> Records for the task
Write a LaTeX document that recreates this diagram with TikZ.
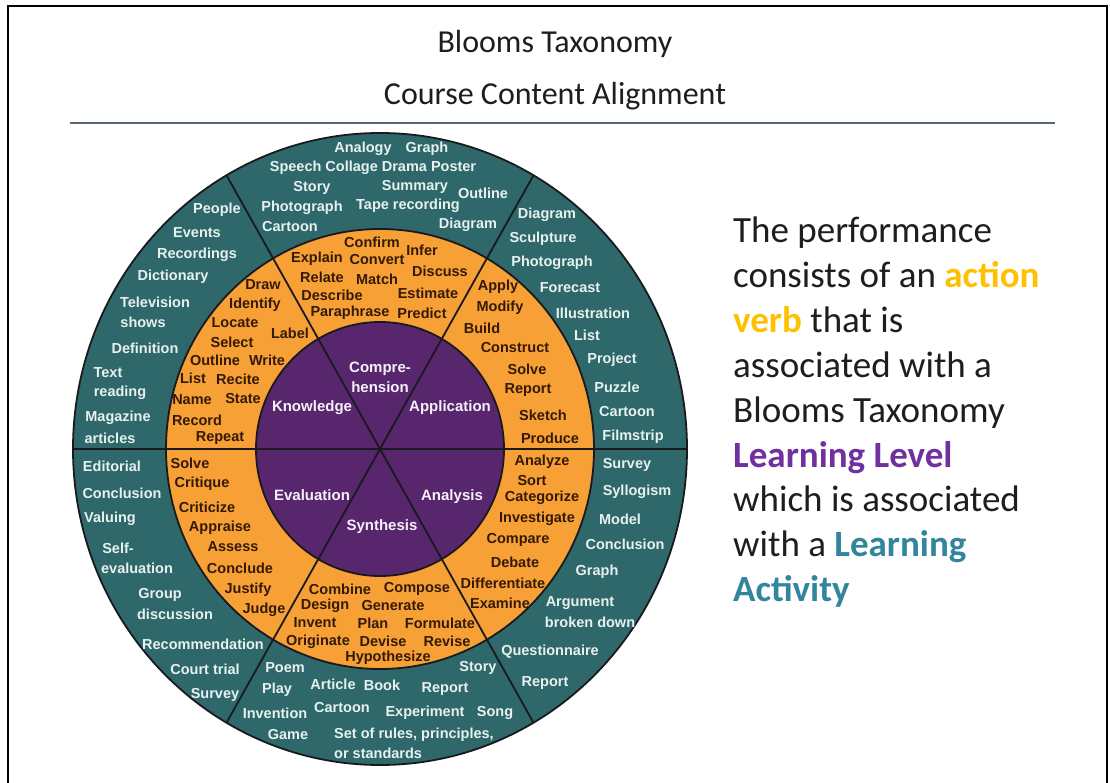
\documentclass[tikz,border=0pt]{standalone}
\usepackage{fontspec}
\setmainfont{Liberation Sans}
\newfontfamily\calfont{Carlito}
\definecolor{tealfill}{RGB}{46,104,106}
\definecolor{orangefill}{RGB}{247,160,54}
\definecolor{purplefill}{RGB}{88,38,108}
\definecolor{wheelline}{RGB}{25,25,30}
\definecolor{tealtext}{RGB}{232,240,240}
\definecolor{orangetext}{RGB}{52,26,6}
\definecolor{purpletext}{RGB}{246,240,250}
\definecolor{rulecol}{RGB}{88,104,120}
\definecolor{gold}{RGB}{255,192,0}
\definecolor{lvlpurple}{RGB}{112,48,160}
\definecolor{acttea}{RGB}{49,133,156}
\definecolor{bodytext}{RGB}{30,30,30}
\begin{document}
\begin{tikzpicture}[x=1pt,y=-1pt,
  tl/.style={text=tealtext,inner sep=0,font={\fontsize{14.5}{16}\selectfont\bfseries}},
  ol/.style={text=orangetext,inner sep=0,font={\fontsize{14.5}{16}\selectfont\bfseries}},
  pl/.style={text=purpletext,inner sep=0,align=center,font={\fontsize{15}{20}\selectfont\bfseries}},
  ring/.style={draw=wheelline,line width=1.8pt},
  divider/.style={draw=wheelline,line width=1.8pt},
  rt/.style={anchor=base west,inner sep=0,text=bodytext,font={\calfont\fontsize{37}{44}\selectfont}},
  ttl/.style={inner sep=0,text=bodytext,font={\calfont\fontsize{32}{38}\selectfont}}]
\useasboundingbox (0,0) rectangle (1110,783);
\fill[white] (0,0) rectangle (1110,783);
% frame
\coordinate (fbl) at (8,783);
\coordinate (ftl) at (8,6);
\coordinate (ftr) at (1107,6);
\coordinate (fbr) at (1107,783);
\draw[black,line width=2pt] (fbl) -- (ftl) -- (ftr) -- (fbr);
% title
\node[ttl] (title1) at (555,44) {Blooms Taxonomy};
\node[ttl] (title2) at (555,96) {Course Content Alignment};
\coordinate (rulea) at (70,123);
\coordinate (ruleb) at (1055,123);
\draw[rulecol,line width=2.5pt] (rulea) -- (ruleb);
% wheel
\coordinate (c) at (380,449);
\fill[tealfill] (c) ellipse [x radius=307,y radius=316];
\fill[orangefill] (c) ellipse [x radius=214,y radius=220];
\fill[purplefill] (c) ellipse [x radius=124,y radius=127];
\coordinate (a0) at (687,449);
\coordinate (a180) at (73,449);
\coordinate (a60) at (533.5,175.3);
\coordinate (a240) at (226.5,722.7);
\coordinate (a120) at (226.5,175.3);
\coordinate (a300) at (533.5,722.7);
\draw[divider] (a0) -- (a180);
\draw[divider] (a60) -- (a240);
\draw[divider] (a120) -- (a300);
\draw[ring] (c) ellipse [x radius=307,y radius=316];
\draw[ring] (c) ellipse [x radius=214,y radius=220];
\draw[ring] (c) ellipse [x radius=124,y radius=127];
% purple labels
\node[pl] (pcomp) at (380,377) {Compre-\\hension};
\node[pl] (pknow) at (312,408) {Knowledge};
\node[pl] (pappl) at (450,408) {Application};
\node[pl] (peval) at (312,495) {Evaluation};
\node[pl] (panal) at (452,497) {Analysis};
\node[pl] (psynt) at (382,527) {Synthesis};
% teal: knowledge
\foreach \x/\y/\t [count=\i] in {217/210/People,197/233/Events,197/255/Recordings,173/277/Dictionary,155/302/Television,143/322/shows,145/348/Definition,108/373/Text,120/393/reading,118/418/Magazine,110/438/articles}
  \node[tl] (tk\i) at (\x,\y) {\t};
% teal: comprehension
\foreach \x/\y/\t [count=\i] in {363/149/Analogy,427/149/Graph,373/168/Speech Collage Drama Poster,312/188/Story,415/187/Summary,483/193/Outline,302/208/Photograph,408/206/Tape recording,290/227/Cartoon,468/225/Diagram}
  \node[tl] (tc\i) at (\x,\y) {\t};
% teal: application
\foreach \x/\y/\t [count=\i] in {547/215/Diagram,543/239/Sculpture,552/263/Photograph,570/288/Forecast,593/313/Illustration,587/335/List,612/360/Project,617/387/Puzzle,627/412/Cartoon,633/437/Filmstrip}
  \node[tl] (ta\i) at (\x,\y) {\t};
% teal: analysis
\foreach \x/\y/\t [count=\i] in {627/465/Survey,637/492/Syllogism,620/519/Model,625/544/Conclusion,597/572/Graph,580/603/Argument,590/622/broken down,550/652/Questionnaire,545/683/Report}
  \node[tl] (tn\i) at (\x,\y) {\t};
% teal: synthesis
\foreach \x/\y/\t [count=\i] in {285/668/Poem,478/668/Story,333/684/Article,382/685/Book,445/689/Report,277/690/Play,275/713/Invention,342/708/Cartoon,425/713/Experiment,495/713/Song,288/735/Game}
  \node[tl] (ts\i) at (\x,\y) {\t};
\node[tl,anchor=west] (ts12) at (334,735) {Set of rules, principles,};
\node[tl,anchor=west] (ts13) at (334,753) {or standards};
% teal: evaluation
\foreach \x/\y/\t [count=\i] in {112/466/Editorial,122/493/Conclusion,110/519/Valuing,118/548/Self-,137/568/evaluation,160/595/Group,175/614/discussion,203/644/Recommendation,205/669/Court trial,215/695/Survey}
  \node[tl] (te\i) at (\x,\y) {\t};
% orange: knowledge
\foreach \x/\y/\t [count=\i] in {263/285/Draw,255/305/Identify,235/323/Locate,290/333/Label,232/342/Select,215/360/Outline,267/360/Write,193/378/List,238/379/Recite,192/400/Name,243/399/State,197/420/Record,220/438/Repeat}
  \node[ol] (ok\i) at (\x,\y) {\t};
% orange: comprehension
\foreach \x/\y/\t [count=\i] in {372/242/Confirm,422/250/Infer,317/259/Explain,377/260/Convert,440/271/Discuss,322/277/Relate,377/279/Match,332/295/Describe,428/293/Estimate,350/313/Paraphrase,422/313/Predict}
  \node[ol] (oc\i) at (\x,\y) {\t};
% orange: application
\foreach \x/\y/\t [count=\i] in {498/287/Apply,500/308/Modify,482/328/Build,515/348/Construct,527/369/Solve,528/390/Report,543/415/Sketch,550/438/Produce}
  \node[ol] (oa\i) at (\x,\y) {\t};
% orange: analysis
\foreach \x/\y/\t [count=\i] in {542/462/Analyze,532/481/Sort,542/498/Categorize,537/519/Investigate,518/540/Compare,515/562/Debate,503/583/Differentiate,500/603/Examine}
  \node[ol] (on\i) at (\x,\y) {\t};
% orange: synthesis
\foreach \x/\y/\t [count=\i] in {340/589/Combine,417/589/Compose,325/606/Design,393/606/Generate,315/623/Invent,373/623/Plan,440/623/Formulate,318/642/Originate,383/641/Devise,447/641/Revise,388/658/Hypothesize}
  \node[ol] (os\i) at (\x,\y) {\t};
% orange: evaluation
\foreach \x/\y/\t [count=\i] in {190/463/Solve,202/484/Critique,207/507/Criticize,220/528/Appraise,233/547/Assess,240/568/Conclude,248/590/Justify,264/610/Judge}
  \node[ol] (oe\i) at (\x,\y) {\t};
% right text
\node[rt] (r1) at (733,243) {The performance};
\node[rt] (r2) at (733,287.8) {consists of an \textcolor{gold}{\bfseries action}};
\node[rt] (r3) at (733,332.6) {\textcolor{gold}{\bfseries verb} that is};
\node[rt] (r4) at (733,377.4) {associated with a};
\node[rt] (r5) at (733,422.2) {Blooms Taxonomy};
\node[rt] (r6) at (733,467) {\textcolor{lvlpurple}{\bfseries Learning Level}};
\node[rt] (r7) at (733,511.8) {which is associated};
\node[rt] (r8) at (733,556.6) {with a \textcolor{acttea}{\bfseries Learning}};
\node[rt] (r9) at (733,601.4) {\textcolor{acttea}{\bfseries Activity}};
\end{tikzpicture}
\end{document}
==
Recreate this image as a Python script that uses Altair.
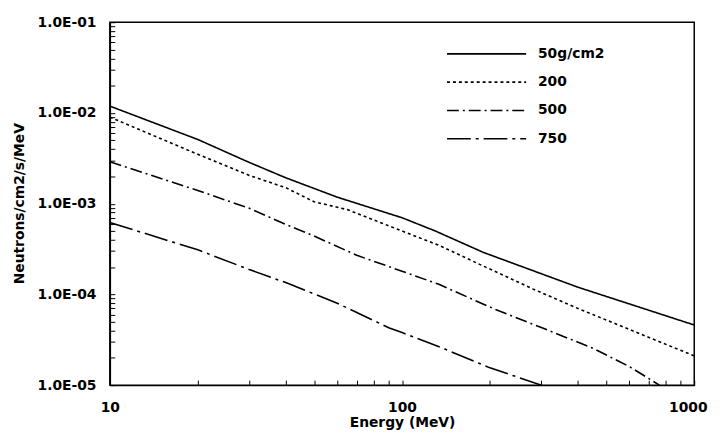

> Your instructions
Reply with one number: the count of lines in the entries that include the word "Write".

> Written solution
2